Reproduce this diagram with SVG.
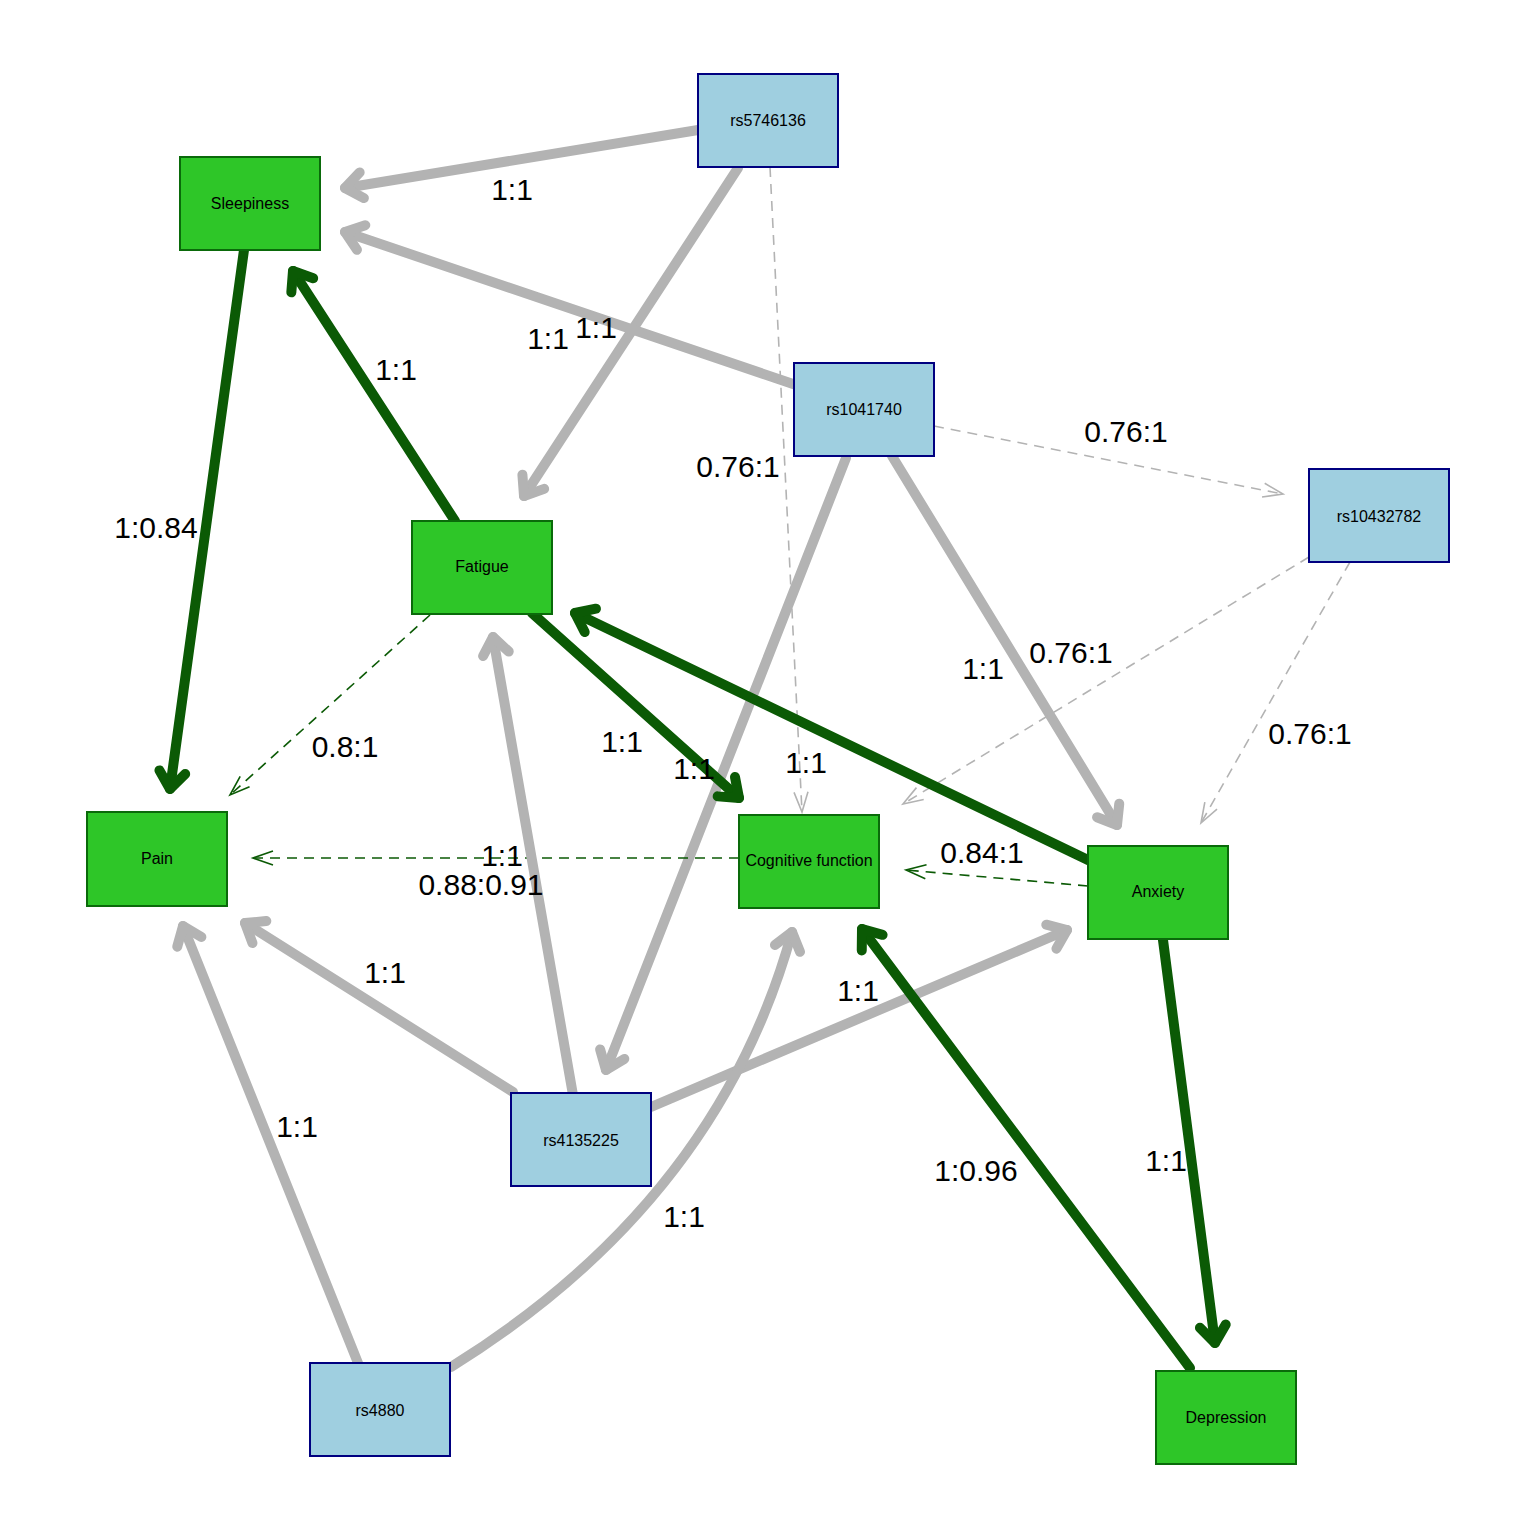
<svg xmlns="http://www.w3.org/2000/svg" width="1536" height="1536" viewBox="0 0 1536 1536">
<style>
.bg{fill:#ffffff}
.g rect{fill:#2EC628;stroke:#0A6A0A;stroke-width:2}
.b rect{fill:#9FCFE0;stroke:#000080;stroke-width:2}
.nt{font-family:"Liberation Sans",Arial,sans-serif;font-size:16px;fill:#000;text-anchor:middle}
.lb{font-family:"Liberation Sans",Arial,sans-serif;font-size:30px;fill:#000;text-anchor:middle}
.tg{fill:none;stroke:#B3B3B3;stroke-width:10;stroke-linecap:round}
.tk{fill:none;stroke:#0B5A05;stroke-width:10;stroke-linecap:round}
.dg{fill:none;stroke:#B3B3B3;stroke-width:1.6;stroke-dasharray:10 7}
.dk{fill:none;stroke:#0B5A05;stroke-width:1.6;stroke-dasharray:10 7}
</style>
<defs>
<marker id="ag" markerUnits="userSpaceOnUse" orient="auto" refX="0" refY="0" markerWidth="60" markerHeight="60" viewBox="-30 -30 60 60" overflow="visible">
<path d="M -17 -13 L 0 0 L -17 13" fill="none" stroke="#B3B3B3" stroke-width="10" stroke-linecap="round" stroke-linejoin="round"/>
</marker>
<marker id="ak" markerUnits="userSpaceOnUse" orient="auto" refX="0" refY="0" markerWidth="60" markerHeight="60" viewBox="-30 -30 60 60" overflow="visible">
<path d="M -17 -13 L 0 0 L -17 13" fill="none" stroke="#0B5A05" stroke-width="10" stroke-linecap="round" stroke-linejoin="round"/>
</marker>
<marker id="adg" markerUnits="userSpaceOnUse" orient="auto" refX="0" refY="0" markerWidth="60" markerHeight="60" viewBox="-30 -30 60 60" overflow="visible">
<path d="M -20 -7 L 0 0 L -20 7" fill="none" stroke="#B3B3B3" stroke-width="1.6"/>
</marker>
<marker id="adk" markerUnits="userSpaceOnUse" orient="auto" refX="0" refY="0" markerWidth="60" markerHeight="60" viewBox="-30 -30 60 60" overflow="visible">
<path d="M -20 -7 L 0 0 L -20 7" fill="none" stroke="#0B5A05" stroke-width="1.6"/>
</marker>
</defs>
<rect class="bg" x="0" y="0" width="1536" height="1536"/>
<g id="edges">
<path class="tg" d="M 698 130 L 345 188" marker-end="url(#ag)"/>
<path class="tg" d="M 738 168 L 524 496" marker-end="url(#ag)"/>
<path class="dg" d="M 770 167 L 802 812" marker-end="url(#adg)"/>
<path class="tg" d="M 796 385 L 345 232" marker-end="url(#ag)"/>
<path class="dg" d="M 934 426 L 1283 494" marker-end="url(#adg)"/>
<path class="tg" d="M 846 458 L 606 1070" marker-end="url(#ag)"/>
<path class="tg" d="M 892 456 L 1117 825" marker-end="url(#ag)"/>
<path class="dg" d="M 1309 557 L 903 804" marker-end="url(#adg)"/>
<path class="dg" d="M 1350 562 L 1201 823" marker-end="url(#adg)"/>
<path class="tk" d="M 244 250 L 170 789" marker-end="url(#ak)"/>
<path class="tk" d="M 455 521 L 293 271" marker-end="url(#ak)"/>
<path class="dk" d="M 430 615 L 230 795" marker-end="url(#adk)"/>
<path class="tk" d="M 532 613 L 739 798" marker-end="url(#ak)"/>
<path class="tk" d="M 1088 860 L 575 613" marker-end="url(#ak)"/>
<path class="dk" d="M 1088 886 L 906 870" marker-end="url(#adk)"/>
<path class="dk" d="M 739 858 L 253 858" marker-end="url(#adk)"/>
<path class="tg" d="M 513 1092 L 245 923" marker-end="url(#ag)"/>
<path class="tg" d="M 573 1095 L 493 637" marker-end="url(#ag)"/>
<path class="tg" d="M 651 1107 L 1067 930" marker-end="url(#ag)"/>
<path class="tg" d="M 358 1363 L 183 926" marker-end="url(#ag)"/>
<path class="tg" d="M 451 1367 Q 718 1201 792 932" marker-end="url(#ag)"/>
<path class="tk" d="M 1190 1368 L 862 929" marker-end="url(#ak)"/>
<path class="tk" d="M 1163 940 L 1215 1343" marker-end="url(#ak)"/>
</g>
<g id="edge-labels">
<text class="lb" x="512" y="200">1:1</text>
<text class="lb" x="596" y="338">1:1</text>
<text class="lb" x="548" y="349">1:1</text>
<text class="lb" x="396" y="380">1:1</text>
<text class="lb" x="1126" y="442">0.76:1</text>
<text class="lb" x="738" y="477">0.76:1</text>
<text class="lb" x="156" y="538">1:0.84</text>
<text class="lb" x="983" y="679">1:1</text>
<text class="lb" x="1071" y="663">0.76:1</text>
<text class="lb" x="1310" y="744">0.76:1</text>
<text class="lb" x="345" y="757">0.8:1</text>
<text class="lb" x="622" y="752">1:1</text>
<text class="lb" x="694" y="779">1:1</text>
<text class="lb" x="806" y="773">1:1</text>
<text class="lb" x="982" y="863">0.84:1</text>
<text class="lb" x="502" y="866">1:1</text>
<text class="lb" x="481" y="895">0.88:0.91</text>
<text class="lb" x="385" y="983">1:1</text>
<text class="lb" x="858" y="1001">1:1</text>
<text class="lb" x="297" y="1137">1:1</text>
<text class="lb" x="976" y="1181">1:0.96</text>
<text class="lb" x="1166" y="1171">1:1</text>
<text class="lb" x="684" y="1227">1:1</text>
</g>
<g id="rs5746136" class="b"><rect x="698" y="74" width="140" height="93"/><text class="nt" x="768" y="126">rs5746136</text></g>
<g id="Sleepiness" class="g"><rect x="180" y="157" width="140" height="93"/><text class="nt" x="250" y="209">Sleepiness</text></g>
<g id="rs1041740" class="b"><rect x="794" y="363" width="140" height="93"/><text class="nt" x="864" y="415">rs1041740</text></g>
<g id="rs10432782" class="b"><rect x="1309" y="469" width="140" height="93"/><text class="nt" x="1379" y="522">rs10432782</text></g>
<g id="Fatigue" class="g"><rect x="412" y="521" width="140" height="93"/><text class="nt" x="482" y="572">Fatigue</text></g>
<g id="Pain" class="g"><rect x="87" y="812" width="140" height="94"/><text class="nt" x="157" y="864">Pain</text></g>
<g id="Cognitive_function" class="g"><rect x="739" y="815" width="140" height="93"/><text class="nt" x="809" y="866">Cognitive function</text></g>
<g id="Anxiety" class="g"><rect x="1088" y="846" width="140" height="93"/><text class="nt" x="1158" y="897">Anxiety</text></g>
<g id="rs4135225" class="b"><rect x="511" y="1093" width="140" height="93"/><text class="nt" x="581" y="1146">rs4135225</text></g>
<g id="rs4880" class="b"><rect x="310" y="1363" width="140" height="93"/><text class="nt" x="380" y="1416">rs4880</text></g>
<g id="Depression" class="g"><rect x="1156" y="1371" width="140" height="93"/><text class="nt" x="1226" y="1423">Depression</text></g>
</svg>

▸ What you will do: Transcribe the listing above verbatim. Omit the pictures.

▸ Response below:
Reproduce this diagram with SVG.
<svg xmlns="http://www.w3.org/2000/svg" width="1536" height="1536" viewBox="0 0 1536 1536">
<style>
.bg{fill:#ffffff}
.g rect{fill:#2EC628;stroke:#0A6A0A;stroke-width:2}
.b rect{fill:#9FCFE0;stroke:#000080;stroke-width:2}
.nt{font-family:"Liberation Sans",Arial,sans-serif;font-size:16px;fill:#000;text-anchor:middle}
.lb{font-family:"Liberation Sans",Arial,sans-serif;font-size:30px;fill:#000;text-anchor:middle}
.tg{fill:none;stroke:#B3B3B3;stroke-width:10;stroke-linecap:round}
.tk{fill:none;stroke:#0B5A05;stroke-width:10;stroke-linecap:round}
.dg{fill:none;stroke:#B3B3B3;stroke-width:1.6;stroke-dasharray:10 7}
.dk{fill:none;stroke:#0B5A05;stroke-width:1.6;stroke-dasharray:10 7}
</style>
<defs>
<marker id="ag" markerUnits="userSpaceOnUse" orient="auto" refX="0" refY="0" markerWidth="60" markerHeight="60" viewBox="-30 -30 60 60" overflow="visible">
<path d="M -17 -13 L 0 0 L -17 13" fill="none" stroke="#B3B3B3" stroke-width="10" stroke-linecap="round" stroke-linejoin="round"/>
</marker>
<marker id="ak" markerUnits="userSpaceOnUse" orient="auto" refX="0" refY="0" markerWidth="60" markerHeight="60" viewBox="-30 -30 60 60" overflow="visible">
<path d="M -17 -13 L 0 0 L -17 13" fill="none" stroke="#0B5A05" stroke-width="10" stroke-linecap="round" stroke-linejoin="round"/>
</marker>
<marker id="adg" markerUnits="userSpaceOnUse" orient="auto" refX="0" refY="0" markerWidth="60" markerHeight="60" viewBox="-30 -30 60 60" overflow="visible">
<path d="M -20 -7 L 0 0 L -20 7" fill="none" stroke="#B3B3B3" stroke-width="1.6"/>
</marker>
<marker id="adk" markerUnits="userSpaceOnUse" orient="auto" refX="0" refY="0" markerWidth="60" markerHeight="60" viewBox="-30 -30 60 60" overflow="visible">
<path d="M -20 -7 L 0 0 L -20 7" fill="none" stroke="#0B5A05" stroke-width="1.6"/>
</marker>
</defs>
<rect class="bg" x="0" y="0" width="1536" height="1536"/>
<g id="edges">
<path class="tg" d="M 698 130 L 345 188" marker-end="url(#ag)"/>
<path class="tg" d="M 738 168 L 524 496" marker-end="url(#ag)"/>
<path class="dg" d="M 770 167 L 802 812" marker-end="url(#adg)"/>
<path class="tg" d="M 796 385 L 345 232" marker-end="url(#ag)"/>
<path class="dg" d="M 934 426 L 1283 494" marker-end="url(#adg)"/>
<path class="tg" d="M 846 458 L 606 1070" marker-end="url(#ag)"/>
<path class="tg" d="M 892 456 L 1117 825" marker-end="url(#ag)"/>
<path class="dg" d="M 1309 557 L 903 804" marker-end="url(#adg)"/>
<path class="dg" d="M 1350 562 L 1201 823" marker-end="url(#adg)"/>
<path class="tk" d="M 244 250 L 170 789" marker-end="url(#ak)"/>
<path class="tk" d="M 455 521 L 293 271" marker-end="url(#ak)"/>
<path class="dk" d="M 430 615 L 230 795" marker-end="url(#adk)"/>
<path class="tk" d="M 532 613 L 739 798" marker-end="url(#ak)"/>
<path class="tk" d="M 1088 860 L 575 613" marker-end="url(#ak)"/>
<path class="dk" d="M 1088 886 L 906 870" marker-end="url(#adk)"/>
<path class="dk" d="M 739 858 L 253 858" marker-end="url(#adk)"/>
<path class="tg" d="M 513 1092 L 245 923" marker-end="url(#ag)"/>
<path class="tg" d="M 573 1095 L 493 637" marker-end="url(#ag)"/>
<path class="tg" d="M 651 1107 L 1067 930" marker-end="url(#ag)"/>
<path class="tg" d="M 358 1363 L 183 926" marker-end="url(#ag)"/>
<path class="tg" d="M 451 1367 Q 718 1201 792 932" marker-end="url(#ag)"/>
<path class="tk" d="M 1190 1368 L 862 929" marker-end="url(#ak)"/>
<path class="tk" d="M 1163 940 L 1215 1343" marker-end="url(#ak)"/>
</g>
<g id="edge-labels">
<text class="lb" x="512" y="200">1:1</text>
<text class="lb" x="596" y="338">1:1</text>
<text class="lb" x="548" y="349">1:1</text>
<text class="lb" x="396" y="380">1:1</text>
<text class="lb" x="1126" y="442">0.76:1</text>
<text class="lb" x="738" y="477">0.76:1</text>
<text class="lb" x="156" y="538">1:0.84</text>
<text class="lb" x="983" y="679">1:1</text>
<text class="lb" x="1071" y="663">0.76:1</text>
<text class="lb" x="1310" y="744">0.76:1</text>
<text class="lb" x="345" y="757">0.8:1</text>
<text class="lb" x="622" y="752">1:1</text>
<text class="lb" x="694" y="779">1:1</text>
<text class="lb" x="806" y="773">1:1</text>
<text class="lb" x="982" y="863">0.84:1</text>
<text class="lb" x="502" y="866">1:1</text>
<text class="lb" x="481" y="895">0.88:0.91</text>
<text class="lb" x="385" y="983">1:1</text>
<text class="lb" x="858" y="1001">1:1</text>
<text class="lb" x="297" y="1137">1:1</text>
<text class="lb" x="976" y="1181">1:0.96</text>
<text class="lb" x="1166" y="1171">1:1</text>
<text class="lb" x="684" y="1227">1:1</text>
</g>
<g id="rs5746136" class="b"><rect x="698" y="74" width="140" height="93"/><text class="nt" x="768" y="126">rs5746136</text></g>
<g id="Sleepiness" class="g"><rect x="180" y="157" width="140" height="93"/><text class="nt" x="250" y="209">Sleepiness</text></g>
<g id="rs1041740" class="b"><rect x="794" y="363" width="140" height="93"/><text class="nt" x="864" y="415">rs1041740</text></g>
<g id="rs10432782" class="b"><rect x="1309" y="469" width="140" height="93"/><text class="nt" x="1379" y="522">rs10432782</text></g>
<g id="Fatigue" class="g"><rect x="412" y="521" width="140" height="93"/><text class="nt" x="482" y="572">Fatigue</text></g>
<g id="Pain" class="g"><rect x="87" y="812" width="140" height="94"/><text class="nt" x="157" y="864">Pain</text></g>
<g id="Cognitive_function" class="g"><rect x="739" y="815" width="140" height="93"/><text class="nt" x="809" y="866">Cognitive function</text></g>
<g id="Anxiety" class="g"><rect x="1088" y="846" width="140" height="93"/><text class="nt" x="1158" y="897">Anxiety</text></g>
<g id="rs4135225" class="b"><rect x="511" y="1093" width="140" height="93"/><text class="nt" x="581" y="1146">rs4135225</text></g>
<g id="rs4880" class="b"><rect x="310" y="1363" width="140" height="93"/><text class="nt" x="380" y="1416">rs4880</text></g>
<g id="Depression" class="g"><rect x="1156" y="1371" width="140" height="93"/><text class="nt" x="1226" y="1423">Depression</text></g>
</svg>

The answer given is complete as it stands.